**WRITTEN REQUEST**
Quote every line of the data below as it stands, omitting pictures.

**MATERIAL FOR THIS EXERCISE**
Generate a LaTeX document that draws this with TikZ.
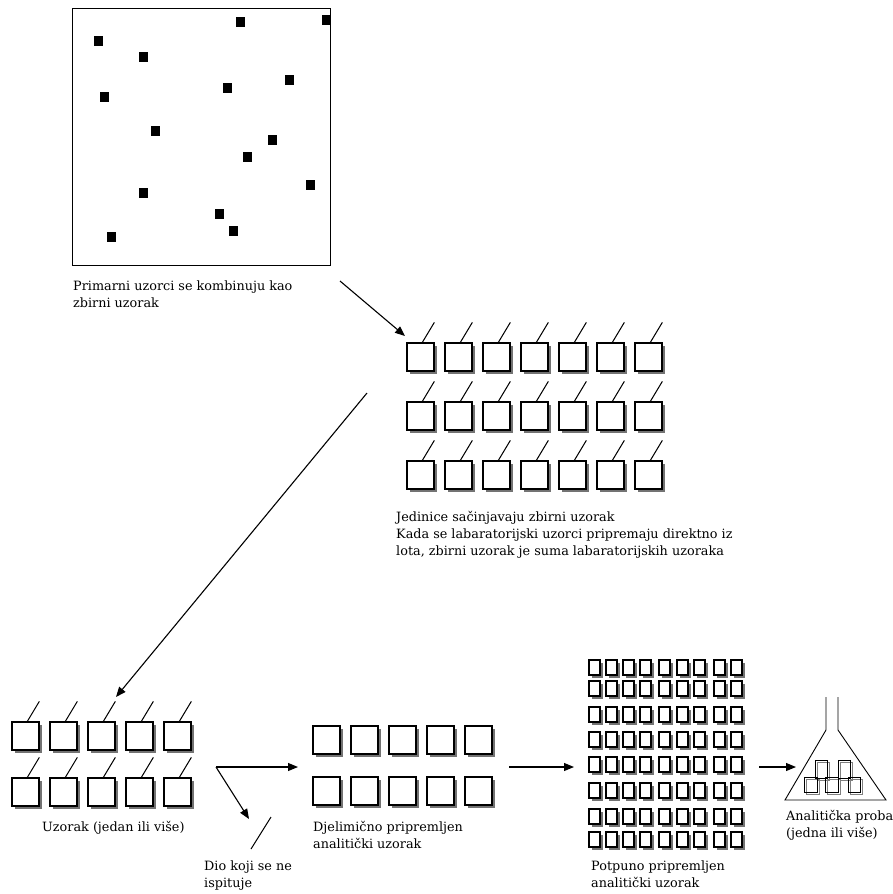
\documentclass[tikz,border=0pt]{standalone}
\usepackage{fontspec}
\setmainfont{DejaVu Serif}
\usetikzlibrary{arrows.meta,shadows}
\begin{document}
\begin{tikzpicture}[x=1pt,y=-1pt,
  lbl/.style={anchor=north west,inner sep=0pt,align=left,font=\fontsize{12.8}{17}\selectfont},
  bigbox/.style={draw=black,fill=white,line width=1.3pt,minimum width=27pt,minimum height=28pt,inner sep=0pt,
     drop shadow={shadow xshift=3pt,shadow yshift=-3pt,opacity=1,fill=black!55}},
  smallbox/.style={bigbox,minimum width=11pt,minimum height=15pt},
  dot/.style={fill=black,minimum width=9pt,minimum height=10pt,inner sep=0pt},
  arr/.style={line width=1.1pt,-{Triangle[length=10pt,width=8pt]}},
  tail/.style={line width=1pt},
  flask/.style={line width=0.9pt}]
\useasboundingbox (0,0) rectangle (893,894);
% field with primary samples
\node[draw,line width=1.3pt,minimum width=258pt,minimum height=257pt,anchor=north west,inner sep=0pt] (field) at (72,8) {};
\foreach \x/\y [count=\k] in {240/22,326/20,98/41,143/57,289/80,227/88,104/97,155/131,272/140,247/157,310/185,143/193,219/214,233/231,111/237}
  \node[dot] (d\k) at (\x,\y) {};
\node[lbl] (t1) at (73,281) {Primarni uzorci se kombinuju kao\\zbirni uzorak};
% grid 1
\foreach \i in {0,...,6} \foreach \j/\t in {0/343,1/402,2/461} {
  \node[bigbox] (ga-\i-\j) at ({407+38*\i+13.5},{\t+14}) {};
  \draw[tail] ([xshift=16pt]ga-\i-\j.north west) -- ++(12,-20);
}
\node[lbl] (t2) at (396,511) {Jedinice sačinjavaju zbirni uzorak\\Kada se labaratorijski uzorci pripremaju direktno iz\\lota, zbirni uzorak je suma labaratorijskih uzoraka};
% grid 2
\foreach \i in {0,...,4} \foreach \j/\t in {0/722,1/778} {
  \node[bigbox] (gb-\i-\j) at ({12+38*\i+13.5},{\t+14}) {};
  \draw[tail] ([xshift=16pt]gb-\i-\j.north west) -- ++(12,-20);
}
\node[lbl] (t3) at (42,821) {Uzorak (jedan ili više)};
% grid 3
\foreach \i in {0,...,4} \foreach \j/\t in {0/726,1/777}
  \node[bigbox] (gc-\i-\j) at ({313+38*\i+13.5},{\t+14}) {};
\node[lbl] (t5) at (313,821) {Djelimično pripremljen\\analitički uzorak};
% grid 4
\foreach \x [count=\i] in {589,606,623,640,659,677,694,714,731}
  \foreach \y [count=\j] in {660,681,707,732,757,783,809,832}
    \node[smallbox] (gd-\i-\j) at ({\x+5.5},{\y+7.5}) {};
\node[lbl] (t6) at (591,861) {Potpuno pripremljen\\analitički uzorak};
% flask
\coordinate (fl1) at (826,697); \coordinate (fl2) at (826,730); \coordinate (fl3) at (785,800);
\coordinate (fl4) at (886,800); \coordinate (fl5) at (838,730); \coordinate (fl6) at (838,697);
\draw[flask] (fl1) -- (fl2) -- (fl3) -- (fl4) -- (fl5) -- (fl6);
\foreach \a/\b/\c/\d in {815/760/827/778,838/760/850/778,804/777/817/792,825/777/838/792,848/777/860/792} {
  \draw[black!50,line width=0.9pt] (\a+2,\b+2) rectangle (\c+2,\d+2);
}
\foreach \a/\b/\c/\d in {815/760/827/778,838/760/850/778,804/777/817/792,825/777/838/792,848/777/860/792} {
  \draw[black,line width=0.9pt] (\a,\b) rectangle (\c,\d);
}
\node[lbl] (t7) at (786,810) {Analitička proba\\(jedna ili više)};
% discarded part
\coordinate (s1) at (271,817); \coordinate (s2) at (251,849);
\draw[tail] (s1) -- (s2);
\node[lbl] (t4) at (204,861) {Dio koji se ne\\ispituje};
% arrows
\coordinate (a1s) at (340,281); \coordinate (a1e) at (405,336);
\draw[arr] (a1s) -- (a1e);
\coordinate (a2s) at (367,393); \coordinate (a2e) at (116,697);
\draw[arr] (a2s) -- (a2e);
\coordinate (sp) at (216,767); \coordinate (spe) at (298,767); \coordinate (spd) at (249,819);
\draw[arr] (sp) -- (spe);
\draw[arr] (sp) -- (spd);
\coordinate (a4s) at (509,767); \coordinate (a4e) at (574,767);
\draw[arr] (a4s) -- (a4e);
\coordinate (a5s) at (759,767); \coordinate (a5e) at (796,767);
\draw[arr] (a5s) -- (a5e);
\end{tikzpicture}
\end{document}
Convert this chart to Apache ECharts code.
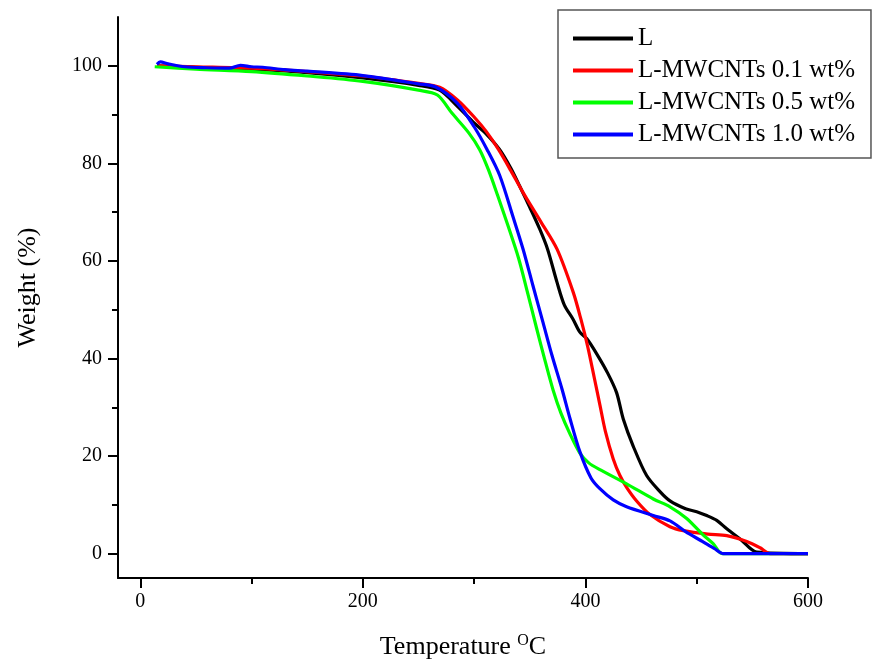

**EXERCISE SOLUTION**
Generate a LaTeX document that draws this with TikZ.
\documentclass[tikz,border=0pt]{standalone}
\usepackage{fontspec}
\setmainfont{DejaVu Serif}
\usetikzlibrary{arrows.meta,shadows}
\begin{document}
\begin{tikzpicture}[x=1pt,y=-1pt,
  lbl/.style={anchor=north west,inner sep=0pt,align=left,font=\fontsize{12.8}{17}\selectfont},
  bigbox/.style={draw=black,fill=white,line width=1.3pt,minimum width=27pt,minimum height=28pt,inner sep=0pt,
     drop shadow={shadow xshift=3pt,shadow yshift=-3pt,opacity=1,fill=black!55}},
  smallbox/.style={bigbox,minimum width=11pt,minimum height=15pt},
  dot/.style={fill=black,minimum width=9pt,minimum height=10pt,inner sep=0pt},
  arr/.style={line width=1.1pt,-{Triangle[length=10pt,width=8pt]}},
  tail/.style={line width=1pt},
  flask/.style={line width=0.9pt}]
\useasboundingbox (0,0) rectangle (893,894);
% field with primary samples
\node[draw,line width=1.3pt,minimum width=258pt,minimum height=257pt,anchor=north west,inner sep=0pt] (field) at (72,8) {};
\foreach \x/\y [count=\k] in {240/22,326/20,98/41,143/57,289/80,227/88,104/97,155/131,272/140,247/157,310/185,143/193,219/214,233/231,111/237}
  \node[dot] (d\k) at (\x,\y) {};
\node[lbl] (t1) at (73,281) {Primarni uzorci se kombinuju kao\\zbirni uzorak};
% grid 1
\foreach \i in {0,...,6} \foreach \j/\t in {0/343,1/402,2/461} {
  \node[bigbox] (ga-\i-\j) at ({407+38*\i+13.5},{\t+14}) {};
  \draw[tail] ([xshift=16pt]ga-\i-\j.north west) -- ++(12,-20);
}
\node[lbl] (t2) at (396,511) {Jedinice sačinjavaju zbirni uzorak\\Kada se labaratorijski uzorci pripremaju direktno iz\\lota, zbirni uzorak je suma labaratorijskih uzoraka};
% grid 2
\foreach \i in {0,...,4} \foreach \j/\t in {0/722,1/778} {
  \node[bigbox] (gb-\i-\j) at ({12+38*\i+13.5},{\t+14}) {};
  \draw[tail] ([xshift=16pt]gb-\i-\j.north west) -- ++(12,-20);
}
\node[lbl] (t3) at (42,821) {Uzorak (jedan ili više)};
% grid 3
\foreach \i in {0,...,4} \foreach \j/\t in {0/726,1/777}
  \node[bigbox] (gc-\i-\j) at ({313+38*\i+13.5},{\t+14}) {};
\node[lbl] (t5) at (313,821) {Djelimično pripremljen\\analitički uzorak};
% grid 4
\foreach \x [count=\i] in {589,606,623,640,659,677,694,714,731}
  \foreach \y [count=\j] in {660,681,707,732,757,783,809,832}
    \node[smallbox] (gd-\i-\j) at ({\x+5.5},{\y+7.5}) {};
\node[lbl] (t6) at (591,861) {Potpuno pripremljen\\analitički uzorak};
% flask
\coordinate (fl1) at (826,697); \coordinate (fl2) at (826,730); \coordinate (fl3) at (785,800);
\coordinate (fl4) at (886,800); \coordinate (fl5) at (838,730); \coordinate (fl6) at (838,697);
\draw[flask] (fl1) -- (fl2) -- (fl3) -- (fl4) -- (fl5) -- (fl6);
\foreach \a/\b/\c/\d in {815/760/827/778,838/760/850/778,804/777/817/792,825/777/838/792,848/777/860/792} {
  \draw[black!50,line width=0.9pt] (\a+2,\b+2) rectangle (\c+2,\d+2);
}
\foreach \a/\b/\c/\d in {815/760/827/778,838/760/850/778,804/777/817/792,825/777/838/792,848/777/860/792} {
  \draw[black,line width=0.9pt] (\a,\b) rectangle (\c,\d);
}
\node[lbl] (t7) at (786,810) {Analitička proba\\(jedna ili više)};
% discarded part
\coordinate (s1) at (271,817); \coordinate (s2) at (251,849);
\draw[tail] (s1) -- (s2);
\node[lbl] (t4) at (204,861) {Dio koji se ne\\ispituje};
% arrows
\coordinate (a1s) at (340,281); \coordinate (a1e) at (405,336);
\draw[arr] (a1s) -- (a1e);
\coordinate (a2s) at (367,393); \coordinate (a2e) at (116,697);
\draw[arr] (a2s) -- (a2e);
\coordinate (sp) at (216,767); \coordinate (spe) at (298,767); \coordinate (spd) at (249,819);
\draw[arr] (sp) -- (spe);
\draw[arr] (sp) -- (spd);
\coordinate (a4s) at (509,767); \coordinate (a4e) at (574,767);
\draw[arr] (a4s) -- (a4e);
\coordinate (a5s) at (759,767); \coordinate (a5e) at (796,767);
\draw[arr] (a5s) -- (a5e);
\end{tikzpicture}
\end{document}
Convert this chart to Apache ECharts code.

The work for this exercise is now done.